For not forcing kids to pray-
While your party loots the earth
And you tell us “Jesus saves”
You’re ignoring half the gospel
Wearing clothing made by slaves
You never “rendered unto Caesar”
There can be no doubt about the complicity of the church in the nationalistic fervour to protect the affluence of the Eagle. On other tracks we hear a call closer to home, for the senseless tragedy of school shootings being ignored in favour of political and economic capital (“Renegades”). The reality of Columbine and family members locked in choir rooms is still raw for the Denver based band some 21 years after the event, let alone the recent shootings in Boulder. [1]
Yet even still the album ends on a hopeful note (“Huerfano”), that the Huerfano, the orphans, those bullied by kids at school, those excluded by society, have a home a place to lay their weary heads. So, the band cries ‘sing on.’

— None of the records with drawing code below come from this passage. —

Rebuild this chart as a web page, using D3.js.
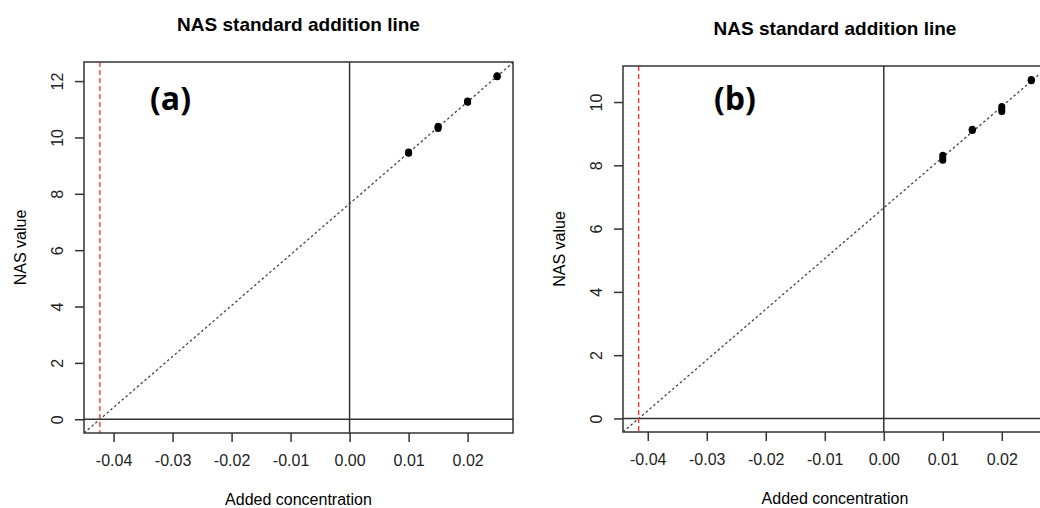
<!DOCTYPE html>
<html>
<head>
<meta charset="utf-8">
<script src="https://cdn.jsdelivr.net/npm/d3@7"></script>
<style>
  body { margin: 0; background: #fff; }
  svg { display: block; font-family: "Liberation Sans", Arial, sans-serif; }
</style>
</head>
<body>
<svg width="1040" height="508"></svg>
<script>
// added concentrations (x) and replicate NAS values for each panel
var concentrations = [0.01, 0.015, 0.02, 0.025];
var nasA = [[9.44, 9.46, 9.48], [10.32, 10.36, 10.40], [11.25, 11.27, 11.29], [12.15, 12.17, 12.19]];
var nasB = [[8.16, 8.24, 8.32], [9.10, 9.12, 9.14], [9.70, 9.78, 9.86], [10.67, 10.69, 10.71]];
var xTicks = [-0.04, -0.03, -0.02, -0.01, 0.00, 0.01, 0.02];
var yTicksA = [0, 2, 4, 6, 8, 10, 12];
var yTicksB = [0, 2, 4, 6, 8, 10];
var panelLabels = ["(a)", "(b)"];
var title = "NAS standard addition line";

function fitLine(xs, ys) {
    var mx = d3.mean(xs), my = d3.mean(ys);
    var sxy = d3.sum(xs, (x, i) => (x - mx) * (ys[i] - my));
    var sxx = d3.sum(xs, x => (x - mx) * (x - mx));
    var slope = sxy / sxx;
    return { slope: slope, intercept: my - slope * mx };
}

// R style axis range: data range padded by 4%
function rRange(lo, hi) {
    var pad = (hi - lo) * 0.04;
    return [lo - pad, hi + pad];
}

function drawPanel(svg, opt) {
    var pts = [];
    opt.values.forEach((reps, i) => reps.forEach(v => pts.push({ x: concentrations[i], y: v })));
    var fit = fitLine(pts.map(d => d.x), pts.map(d => d.y));
    var x0 = -fit.intercept / fit.slope;

    var x = d3.scaleLinear()
        .domain(rRange(x0, d3.max(pts, d => d.x)))
        .range([opt.left, opt.right]);
    var y = d3.scaleLinear()
        .domain(rRange(0, d3.max(pts, d => d.y)))
        .range([opt.bottom, opt.top]);

    var g = svg.append("g");
    var clipId = "clip" + opt.label.replace(/\W/g, "");
    g.append("clipPath").attr("id", clipId)
        .append("rect")
        .attr("x", opt.left).attr("y", opt.top)
        .attr("width", opt.right - opt.left).attr("height", opt.bottom - opt.top);

    var plot = g.append("g").attr("clip-path", "url(#" + clipId + ")");

    // zero lines
    plot.append("line")
        .attr("x1", opt.left).attr("x2", opt.right)
        .attr("y1", y(0)).attr("y2", y(0))
        .attr("stroke", "#333").attr("stroke-width", 1.5);
    plot.append("line")
        .attr("x1", x(0)).attr("x2", x(0))
        .attr("y1", opt.top).attr("y2", opt.bottom)
        .attr("stroke", "#333").attr("stroke-width", 1.5);

    // fitted line
    var xd = x.domain();
    plot.append("line")
        .attr("x1", x(xd[0])).attr("y1", y(fit.intercept + fit.slope * xd[0]))
        .attr("x2", x(xd[1])).attr("y2", y(fit.intercept + fit.slope * xd[1]))
        .attr("stroke", "#444").attr("stroke-width", 1.3)
        .attr("stroke-dasharray", "2.5,2.5");

    // x intercept
    plot.append("line")
        .attr("x1", x(x0)).attr("x2", x(x0))
        .attr("y1", opt.top).attr("y2", opt.bottom)
        .attr("stroke", "#ff2a2a").attr("stroke-width", 1.3)
        .attr("stroke-dasharray", "5,3");

    plot.selectAll("circle.pt")
        .data(pts)
        .enter()
        .append("circle")
        .attr("class", "pt")
        .attr("cx", d => x(d.x))
        .attr("cy", d => y(d.y))
        .attr("r", 3.5)
        .attr("fill", "#000");

    // box
    g.append("rect")
        .attr("x", opt.left).attr("y", opt.top)
        .attr("width", opt.right - opt.left).attr("height", opt.bottom - opt.top)
        .attr("fill", "none").attr("stroke", "#333").attr("stroke-width", 1.5);

    var xAxis = d3.axisBottom(x).tickValues(xTicks)
        .tickSize(9).tickPadding(13);
    g.append("g")
        .attr("transform", `translate(0, ${opt.bottom})`)
        .call(xAxis)
        .call(a => a.select(".domain").remove())
        .call(a => a.selectAll("line").attr("stroke", "#333").attr("stroke-width", 1.5))
        .call(a => a.selectAll("text").attr("fill", "#222")
            .style("font-family", "Liberation Sans, Arial, sans-serif").style("font-size", "16px")
            .text(d => d3.format(".2f")(d).replace("−", "-")));

    var yAxis = d3.axisLeft(y).tickValues(opt.yTicks).tickSize(9).tickPadding(0);
    var ya = g.append("g")
        .attr("transform", `translate(${opt.left}, 0)`)
        .call(yAxis);
    ya.select(".domain").remove();
    ya.selectAll("line").attr("stroke", "#333").attr("stroke-width", 1.5);
    ya.selectAll("text")
        .attr("fill", "#222")
        .attr("x", null)
        .attr("text-anchor", "middle")
        .attr("transform", "translate(-27,0) rotate(-90)")
        .attr("y", 0)
        .attr("dy", "0.35em")
        .style("font-family", "Liberation Sans, Arial, sans-serif")
        .style("font-size", "16px");

    var cx = (opt.left + opt.right) / 2;
    g.append("text")
        .attr("x", cx).attr("y", opt.top - 31)
        .attr("text-anchor", "middle")
        .attr("font-weight", "bold").attr("font-size", 19)
        .text(title);

    g.append("text")
        .attr("x", cx).attr("y", opt.bottom + 72)
        .attr("text-anchor", "middle")
        .attr("font-size", 16)
        .text(opt.xTitle);

    g.append("text")
        .attr("transform", `translate(${opt.left - 64}, ${(opt.top + opt.bottom) / 2}) rotate(-90)`)
        .attr("text-anchor", "middle")
        .attr("dy", "0.35em")
        .attr("font-size", 16)
        .text("NAS value");

    g.append("text")
        .attr("x", opt.labelX).attr("y", 110)
        .attr("font-family", "'Open Sans', sans-serif")
        .attr("font-weight", "bold").attr("font-size", 32)
        .text(opt.label);
}

var svg = d3.select("svg");
drawPanel(svg, { values: nasA, yTicks: yTicksA, left: 84, right: 513, top: 62, bottom: 433,
    label: panelLabels[0], labelX: 150, xTitle: "Added concentration" });
drawPanel(svg, { values: nasB, yTicks: yTicksB, left: 623, right: 1047, top: 66, bottom: 432,
    label: panelLabels[1], labelX: 714, xTitle: "Added concentration" });
</script>
</body>
</html>
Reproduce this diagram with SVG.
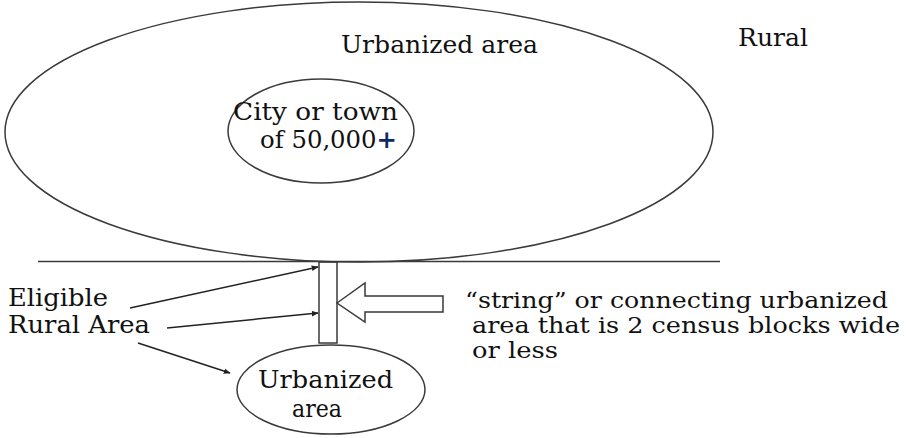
<svg xmlns="http://www.w3.org/2000/svg" width="906" height="438" viewBox="0 0 906 438">
<defs>
<style>
.shape{fill:none;stroke:#3a3a3a;stroke-width:1.5}
.lbl{fill:#111}
.conn{stroke:#222;stroke-width:1.5;fill:none}
</style>
<marker id="ah" viewBox="0 0 10 10" refX="9" refY="5" markerWidth="7" markerHeight="7" markerUnits="userSpaceOnUse" orient="auto">
<path d="M0,1 L10,5 L0,9 Z" fill="#222"/>
</marker>
</defs>
<rect width="906" height="438" fill="#fff"/>
<g font-family="DejaVu Serif, Liberation Serif, serif" font-size="24">
<g id="urbanized-area-big">
<ellipse class="shape" cx="359" cy="132" rx="354" ry="130"/>
<text class="lbl" x="341" y="53" textLength="197" lengthAdjust="spacingAndGlyphs">Urbanized area</text>
</g>
<g id="rural-label">
<text class="lbl" x="738" y="46" textLength="70" lengthAdjust="spacingAndGlyphs">Rural</text>
</g>
<g id="city">
<ellipse class="shape" cx="321" cy="131" rx="93" ry="52"/>
<text class="lbl" x="233" y="120" textLength="165" lengthAdjust="spacingAndGlyphs" font-size="23.5">City or town</text>
<text class="lbl" x="260" y="148" textLength="137" lengthAdjust="spacingAndGlyphs" font-size="23.5">of 50,000<tspan fill="#0b2a66" font-weight="bold">+</tspan></text>
</g>
<g id="boundary">
<line class="shape" x1="38" y1="261.5" x2="720" y2="261.5"/>
</g>
<g id="string">
<rect class="shape" x="319" y="262" width="18" height="81"/>
</g>
<g id="urbanized-area-small">
<ellipse class="shape" cx="331" cy="389.5" rx="94" ry="44.5"/>
<text class="lbl" x="258" y="388" textLength="135" lengthAdjust="spacingAndGlyphs">Urbanized</text>
<text class="lbl" x="292" y="417" textLength="50" lengthAdjust="spacingAndGlyphs">area</text>
</g>
<g id="eligible-rural-area">
<text class="lbl" x="8" y="306" textLength="100" lengthAdjust="spacingAndGlyphs">Eligible</text>
<text class="lbl" x="8" y="333" textLength="142" lengthAdjust="spacingAndGlyphs">Rural Area</text>
</g>
<g id="string-note">
<polygon class="shape" points="337,303 365,283 365,296 443,296 443,312 365,312 365,322"/>
<text class="lbl" x="465" y="308" textLength="423" lengthAdjust="spacingAndGlyphs" font-size="22">“string” or connecting urbanized</text>
<text class="lbl" x="472" y="333" textLength="428" lengthAdjust="spacingAndGlyphs" font-size="22">area that is 2 census blocks wide</text>
<text class="lbl" x="472" y="358" textLength="86" lengthAdjust="spacingAndGlyphs" font-size="22">or less</text>
</g>
</g>
<g id="connectors">
<line class="conn" x1="130" y1="308" x2="318" y2="267" marker-end="url(#ah)"/>
<line class="conn" x1="167" y1="328" x2="318" y2="313" marker-end="url(#ah)"/>
<line class="conn" x1="138" y1="343" x2="230" y2="373" marker-end="url(#ah)"/>
</g>
</svg>
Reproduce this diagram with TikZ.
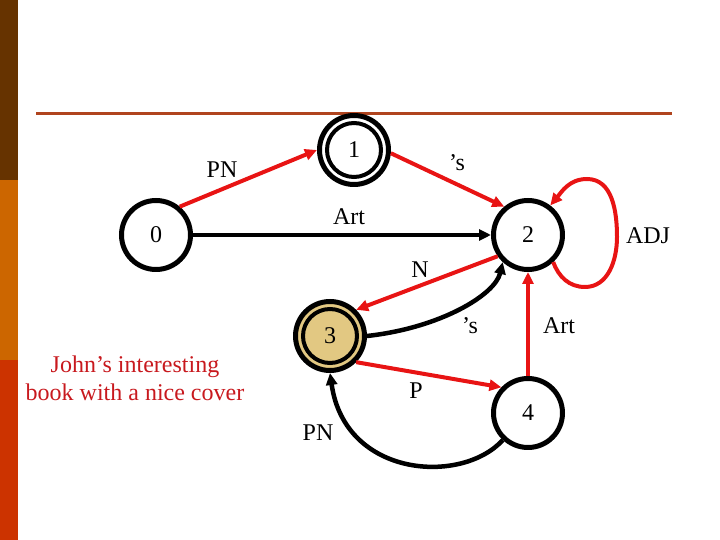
\documentclass[tikz,border=0pt]{standalone}
\usepackage{fontspec}
\setmainfont{Liberation Serif}
\usetikzlibrary{arrows.meta}
\definecolor{barbrown}{HTML}{663300}
\definecolor{barorange}{HTML}{CC6600}
\definecolor{barred}{HTML}{CC3300}
\definecolor{rulecol}{RGB}{176,68,30}
\definecolor{edgered}{RGB}{232,20,20}
\definecolor{tanfill}{RGB}{226,200,130}
\definecolor{textred}{RGB}{200,25,30}
\begin{document}
\begin{tikzpicture}[x=1pt,y=1pt,
  state/.style={circle,draw,fill=white,line width=5pt,minimum size=69pt,inner sep=0pt,font=\fontsize{24}{28}\selectfont},
  lbl/.style={inner sep=0pt,font=\fontsize{24}{28}\selectfont},
  redge/.style={draw=edgered,line width=4pt,-{Triangle[length=12pt,width=11pt]}},
  bedge/.style={draw=black,line width=4.5pt,-{Triangle[length=12pt,width=11pt]}},
]
\useasboundingbox (0,0) rectangle (720,540);
\fill[barbrown] (0,360) rectangle (18,540);
\fill[barorange] (0,180) rectangle (18,360);
\fill[barred] (0,0) rectangle (18,180);
\draw[rulecol,line width=3.5pt] (36,426.5) -- (672,426.5);

\node[state] (n0) at (156,305) {0};
\node[state] (n1) at (354,390) {};
\draw[line width=4pt] (n1.center) circle[radius=27pt];
\node[lbl] (t1) at (n1.center) {1};
\node[state] (n2) at (528,305) {2};
\node[state,fill=tanfill] (n3) at (330,204) {};
\draw[line width=4pt] (n3.center) circle[radius=27pt];
\node[lbl] (t3) at (n3.center) {3};
\node[state] (n4) at (528,127) {4};

\draw[redge] (n0.50) -- (n1.180);
\draw[redge] (n1.-5) -- (n2.130);
\draw[bedge] (n0.east) -- (n2.west);
\draw[redge] (n2.-47) to[out=-70,in=180] (585,253) to[out=0,in=-90] (617,303) to[out=90,in=0] (587,361) to[out=180,in=50] (n2.53);
\draw[redge] (n2.-145) -- (n3.45);
\draw[bedge] (n3.east) .. controls (440,212) and (495,245) .. (n2.-133);
\draw[redge] (n3.-45) -- (n4.136);
\draw[redge] (n4.north) -- (n2.south);
\draw[bedge] (n4.-133) .. controls (462,55) and (345,62) .. (n3.-90);

\node[lbl] (l01) at (222,370) {PN};
\node[lbl] (l12) at (457,377) {’s};
\node[lbl] (l02) at (349,323) {Art};
\node[lbl] (l22) at (648,304) {ADJ};
\node[lbl] (l23) at (420,270) {N};
\node[lbl] (l32) at (470,214) {’s};
\node[lbl] (l42) at (559,214) {Art};
\node[lbl] (l34) at (416,149) {P};
\node[lbl] (l43) at (318,107) {PN};
\node[lbl,text=textred,align=center] (ex) at (135,162) {John’s interesting\\book with a nice cover};
\end{tikzpicture}
\end{document}
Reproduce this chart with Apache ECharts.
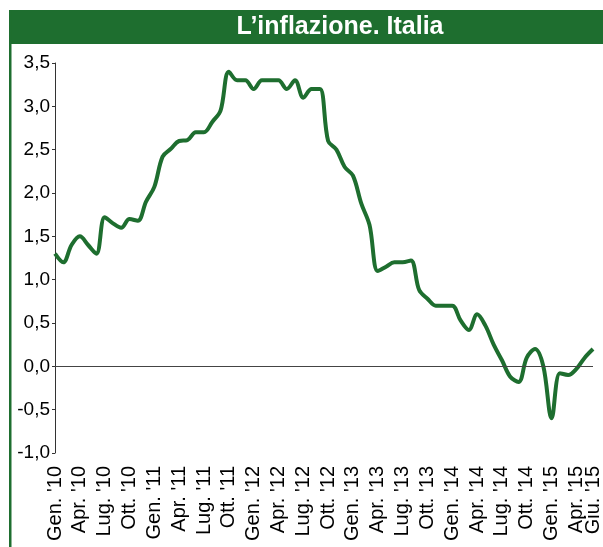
<!DOCTYPE html>
<html>

<head>
    <meta charset="utf-8">
</head>

<body style="margin: 0; background: #fff">
    <div id="container" style="width: 603px; height: 547px"></div>
    <script type="text/javascript" src="https://cdn.jsdelivr.net/npm/echarts@6/dist/echarts.min.js"></script>
    <script>
        // mesi (gen 2010 - giu 2015) e inflazione %
        var mesi = ['Gen.', 'Feb.', 'Mar.', 'Apr.', 'Mag.', 'Giu.', 'Lug.', 'Ago.', 'Set.', 'Ott.', 'Nov.', 'Dic.']
        var anni = ["'10", "'11", "'12", "'13", "'14", "'15"]
        var v2010 = [1.3, 1.2, 1.4, 1.5, 1.4, 1.3, 1.72, 1.65, 1.6, 1.7, 1.68, 1.9]
        var v2011 = [2.07, 2.42, 2.51, 2.6, 2.61, 2.7, 2.7, 2.82, 2.95, 3.4, 3.3, 3.3]
        var v2012 = [3.2, 3.3, 3.3, 3.3, 3.2, 3.3, 3.1, 3.2, 3.2, 2.6, 2.5, 2.3]
        var v2013 = [2.2, 1.88, 1.63, 1.1, 1.15, 1.2, 1.2, 1.22, 0.88, 0.78, 0.7, 0.7]
        var v2014 = [0.7, 0.53, 0.42, 0.6, 0.47, 0.25, 0.07, -0.12, -0.18, 0.1, 0.2, 0.0]
        var v2015 = [-0.6, -0.08, -0.1, -0.03, 0.1, 0.2]

        let categorie = []
        anni.forEach(function (a, i) {
            let n = i < 5 ? 12 : 6
            for (let m = 0; m < n; m++) categorie.push(mesi[m] + ' ' + a)
        })
        let valori = [].concat(v2010, v2011, v2012, v2013, v2014, v2015)
        let ultimo = categorie.length - 1

        var verde = '#1e6e2f'
        // etichette trimestrali + giu '15; apr '15 va su un secondo asse perche' si sovrappone
        function asseX(filtro) {
            return {
                type: 'category',
                data: categorie,
                boundaryGap: false,
                position: 'bottom',
                axisLine: { show: false },
                axisTick: { show: false },
                splitLine: { show: false },
                axisLabel: {
                    rotate: 90,
                    margin: 13,
                    fontSize: 20,
                    color: '#000',
                    showMaxLabel: true,
                    interval: filtro
                }
            }
        }
        var myChart = echarts.init(document.getElementById('container'))
        var option = {
            animation: false,
            textStyle: { fontFamily: 'Liberation Sans, Arial, sans-serif' },
            grid: { left: 55, right: 6, top: 63, bottom: 94 },
            graphic: [
                { type: 'rect', shape: { x: 9, y: 10, width: 594, height: 34 }, style: { fill: verde } },
                { type: 'rect', shape: { x: 9, y: 10, width: 2.5, height: 537 }, style: { fill: verde } },
                {
                    type: 'text', x: 340, y: 27,
                    style: {
                        text: 'L’inflazione. Italia', fill: '#fff',
                        font: 'bold 25px "Liberation Sans", Arial, sans-serif',
                        align: 'center', verticalAlign: 'middle'
                    }
                }
            ],
            xAxis: [
                asseX(function (i) { return (i % 3 === 0 && i !== ultimo - 2) || i === ultimo }),
                asseX(function (i) { return i === ultimo - 2 })
            ],
            yAxis: {
                type: 'value',
                min: -1,
                max: 3.5,
                interval: 0.5,
                splitLine: { show: false },
                axisLine: { show: true, lineStyle: { color: '#333', width: 1 } },
                axisTick: { show: true, length: 3, lineStyle: { color: '#333' } },
                axisLabel: {
                    margin: 5,
                    fontSize: 19,
                    color: '#000',
                    formatter: function (v) { return v.toFixed(1).replace('.', ',') }
                }
            },
            series: [{
                type: 'line',
                data: valori,
                smooth: 0.35,
                showSymbol: false,
                lineStyle: { color: verde, width: 4 },
                markLine: {
                    silent: true,
                    symbol: 'none',
                    label: { show: false },
                    lineStyle: { color: '#444', width: 1, type: 'solid' },
                    data: [{ yAxis: 0 }]
                }
            }]
        }
        myChart.setOption(option)
    </script>

</body>

</html>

Overall, this album takes the raw energy that Five Iron Frenzy is known for and forefronts the activism of other punk and ska outfits to bring about a merger that insightfully and incisively stabs at the guts of Christian-nationalism, exposing the rotten core within. Until This Shakes Apart draws on many of the themes and approaches that we have discussed on the podcast and brings them into the public consciousness through hard hitting earworms that will leave you reflecting on Christian society and your own complicity in the aims of Christian-nationalism. This album proves that, while ska may be terminally uncool or even dead, Denver’s best Christian ska band still has something astute to say; and the catchy tunes might even make the Christian nationalists sit down, shut up, and listen.
Listen on Spotify: https://open.spotify.com/album/1NBcD5YIWTEo4Lp4t7xK5V
Listen on iTunes: https://music.apple.com/us/album/until-this-shakes-apart/1546369310
[1] Perhaps ironically the chorus of “Renegades” that is so often ascribed by conservative commentators to ‘the violent left’ is exactly what was seen on January 6th in the Capitol insurrection.